Primo, même s’il n’a pas prononcé une seule fois dans son intervention les mots Russie et Chine, il réaffirme sa volonté de renforcer la domination militaire américaine dans l’espace, dessein à l’origine de son projet de mise en place d’une force spatiale. Ce faisant, il signifie implicitement qu’il entend mettre en échec les volontés russe et chinoise de faire jeu égal avec les Américains du point de vue des arsenaux nucléaires et de la militarisation de l’espace. Une posture de chef de guerre toujours populaire et rendant caduques les rumeurs de proximité avec les autorités russes.
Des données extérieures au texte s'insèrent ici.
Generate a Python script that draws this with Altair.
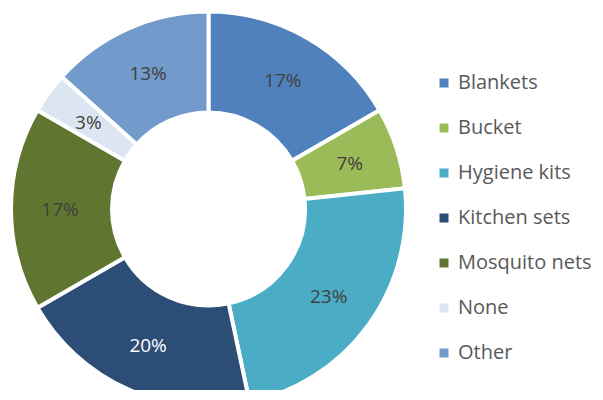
import altair as alt
import pandas as pd

categories = ["Blankets", "Bucket", "Hygiene kits", "Kitchen sets", "Mosquito nets", "None", "Other"]
counts = [5, 2, 7, 6, 5, 1, 4]
labels = ["17%", "7%", "23%", "20%", "17%", "3%", "13%"]
colors = ["#4F81BD", "#9BBB59", "#4BACC6", "#2C4D75", "#5F7530", "#DCE6F2", "#729ACA"]
label_colors = ["#404040", "#404040", "#404040", "#FFFFFF", "#404040", "#404040", "#404040"]

df = pd.DataFrame({
    "category": categories,
    "count": counts,
    "label": labels,
    "order": list(range(len(categories))),
    "lcolor": label_colors,
})

CX, CY = 200.5, 201
FONT = "Open Sans"

base = alt.Chart(df).encode(
    theta=alt.Theta("count:Q", stack=True),
    order=alt.Order("order:Q", sort="ascending"),
)

arcs = base.mark_arc(
    outerRadius=197.5, innerRadius=96.5, stroke="white", strokeWidth=4
).encode(
    x=alt.value(CX), y=alt.value(CY),
    color=alt.Color(
        "category:N",
        scale=alt.Scale(domain=categories, range=colors),
        legend=alt.Legend(
            title=None, orient="none", legendX=426, legendY=65,
            symbolType="square", symbolSize=81, symbolStrokeWidth=0,
            labelFont=FONT, labelFontSize=20, labelColor="#595959",
            rowPadding=25, labelOffset=4, labelLimit=300,
        ),
    ),
)

texts = base.mark_text(
    radius=148.5, dy=1, font=FONT, fontSize=19
).encode(
    x=alt.value(CX), y=alt.value(CY),
    text="label:N",
    color=alt.Color("lcolor:N", scale=None),
)

chart = alt.layer(arcs, texts).properties(
    width=587, height=382, padding=0, autosize=alt.AutoSizeParams(type="none")
).configure_view(stroke=None)

chart.save("out.html", embed_options={"renderer": "svg", "actions": False})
Secundo, il brosse dans le sens du poil ses militaires et ses industriels de défense, loin d’être parmi ses partisans les plus zélés, en faisant miroiter de juteux contrats de recherche et développement. Des labos d’étude et des centres d’essais qui tournent, des actionnaires satisfaits, des contrats d’expertise bien rémunérés : rien de mieux pour calmer les faucons dans la ligne d’un James Mattis, même si ceux-ci savent pertinemment que ce projet relève de la fantasmagorie pure et simple, tant du point de vue des coûts que de l’efficacité opérationnelle, comme l’ont excellemment rappelé nos confrères du New York Times.
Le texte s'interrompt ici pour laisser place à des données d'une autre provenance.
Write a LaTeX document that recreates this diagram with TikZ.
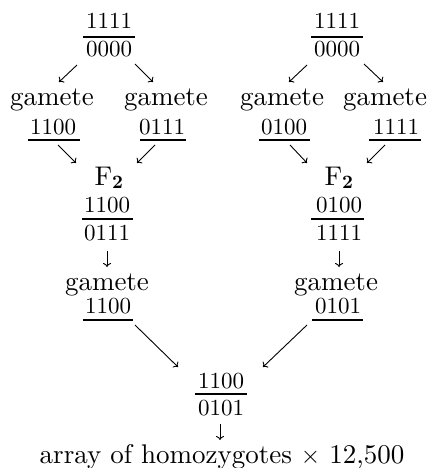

Ceux-ci admettent que les Américains pourraient sans doute muscler leurs défenses. En multipliant le nombre d’intercepteurs GBU (Ground-Based Interceptors) ou en poussant le développant du missile SM-3 jusqu’à la version Block IIB, projet auquel avait renoncé l’administration Obama pour tenter de calmer les inquiétudes formulées par la Russie vis-à-vis du projet de bouclier antimissiles américain en Europe. Mais ils rappellent le faible pourcentage de réussite des essais de missiles antimissiles réalisés jusqu’ici par les Américains. Les journalistes soulignent dans la foulée les coûts prohibitifs du bouclier proposé par Trump, et encore d’un point de vue financier seulement, l’article n’évoquant pas les coûts diplomatiques d’un tel projet.
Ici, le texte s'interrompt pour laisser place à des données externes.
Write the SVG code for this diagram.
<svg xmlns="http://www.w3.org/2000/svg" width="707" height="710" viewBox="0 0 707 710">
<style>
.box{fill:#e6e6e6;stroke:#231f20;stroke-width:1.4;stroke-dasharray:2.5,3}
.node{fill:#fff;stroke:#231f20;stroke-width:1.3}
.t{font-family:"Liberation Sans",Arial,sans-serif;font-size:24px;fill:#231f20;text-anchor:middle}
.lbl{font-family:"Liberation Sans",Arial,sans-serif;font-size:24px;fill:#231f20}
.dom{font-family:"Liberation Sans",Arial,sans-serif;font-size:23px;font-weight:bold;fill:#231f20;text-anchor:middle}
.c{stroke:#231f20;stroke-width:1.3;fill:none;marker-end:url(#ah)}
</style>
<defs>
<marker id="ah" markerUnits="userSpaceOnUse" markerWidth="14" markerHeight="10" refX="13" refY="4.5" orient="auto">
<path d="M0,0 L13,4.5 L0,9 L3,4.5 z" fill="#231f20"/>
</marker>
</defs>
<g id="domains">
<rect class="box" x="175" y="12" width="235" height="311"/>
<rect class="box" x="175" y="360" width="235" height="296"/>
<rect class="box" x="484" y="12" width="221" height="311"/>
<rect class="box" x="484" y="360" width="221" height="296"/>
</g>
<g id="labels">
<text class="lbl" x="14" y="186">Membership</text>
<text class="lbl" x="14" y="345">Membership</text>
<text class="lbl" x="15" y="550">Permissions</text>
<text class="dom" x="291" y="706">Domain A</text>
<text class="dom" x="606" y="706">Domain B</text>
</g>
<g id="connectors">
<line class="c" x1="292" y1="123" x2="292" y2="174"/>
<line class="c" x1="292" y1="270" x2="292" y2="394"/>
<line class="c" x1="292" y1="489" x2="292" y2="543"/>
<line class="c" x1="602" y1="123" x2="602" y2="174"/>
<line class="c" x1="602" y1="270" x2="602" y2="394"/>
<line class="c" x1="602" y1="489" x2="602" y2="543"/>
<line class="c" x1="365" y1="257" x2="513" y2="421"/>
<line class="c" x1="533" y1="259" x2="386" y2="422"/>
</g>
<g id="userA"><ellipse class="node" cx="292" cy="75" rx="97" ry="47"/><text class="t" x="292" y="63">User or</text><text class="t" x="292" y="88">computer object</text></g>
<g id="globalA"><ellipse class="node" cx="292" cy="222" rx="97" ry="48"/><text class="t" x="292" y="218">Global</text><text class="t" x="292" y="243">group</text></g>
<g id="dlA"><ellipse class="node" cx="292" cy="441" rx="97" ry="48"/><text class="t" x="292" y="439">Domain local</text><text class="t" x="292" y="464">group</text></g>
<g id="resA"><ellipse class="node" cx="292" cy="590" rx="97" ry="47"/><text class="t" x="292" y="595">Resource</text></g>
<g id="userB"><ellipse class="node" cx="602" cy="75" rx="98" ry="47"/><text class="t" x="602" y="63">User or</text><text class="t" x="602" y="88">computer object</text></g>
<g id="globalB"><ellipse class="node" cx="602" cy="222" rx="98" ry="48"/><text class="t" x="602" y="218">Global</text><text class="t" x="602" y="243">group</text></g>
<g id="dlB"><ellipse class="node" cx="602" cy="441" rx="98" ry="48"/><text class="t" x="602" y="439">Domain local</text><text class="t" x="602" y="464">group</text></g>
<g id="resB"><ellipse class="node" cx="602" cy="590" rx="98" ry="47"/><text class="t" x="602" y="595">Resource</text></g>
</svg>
Celui-ci vise, selon le Président américain, à « détecter et détruire » des missiles intercontinentaux visant les Etats-Unis « où que ce soit et à tout moment, à quelque emplacement que ce soit… »At any place : les Etats susceptibles d’être victimes des retombées d’une interception de missile nucléaire intercontinental par les Américains apprécieront le souci que ces derniers ont des autres pays et leur volonté de les ménager. Quant au reste...
Face à un missile intercontinental rudimentaire, une interception est possible, mais relève déjà de l’exploit, nous l’avons évoqué supra. Face à un engin doté d’une phase ascensionnelle volontairement boostée, mettant en œuvre des MIRV (Multiple Independently targetable Reentry Vehicle), c’est-à-dire plusieurs têtes nucléaires, associées à des leurres, technologies déjà maîtrisées par les principales puissances nucléaires, il n’y a pas de solution technologiquement envisageable avant sans doute des décennies. Et il faudrait des milliers de milliards de dollars pour disposer de suffisamment de satellites radars et optiques d’alerte, de radars transhorizons, d’intercepteurs ultra-véloces et ultra-précis, pour neutraliser à coup sûr une vague d’ICBM (InterContinental Ballistic Missile, missile balistique intercontinental) arrivant de différents points. Si de surcroît ces missiles sont équipés de plusieurs corps de rentrée hypersoniques et hypermanœuvrants, autant rêver. Mais même en rêvant (l’American dream ne fait-il pas partie du soft power de notre bien-aimé suzerain ?) que ferait ce programme face à des missiles de croisière hypersoniques ? A d’éventuelles torpilles atomiques ?
Les Etats-Unis ne sont pas en mesure, que ce soit financièrement ou technologiquement, de réaliser un bouclier ABM susceptible de bouleverser l’équilibre stratégique, alors que toutes les autres puissances atomiques ont multiplié, ces dernières années, les phases de modernisation de leurs arsenaux. L’avantage est à l’épée. En premier lieu, sans doute, pour de simples raisons de coût.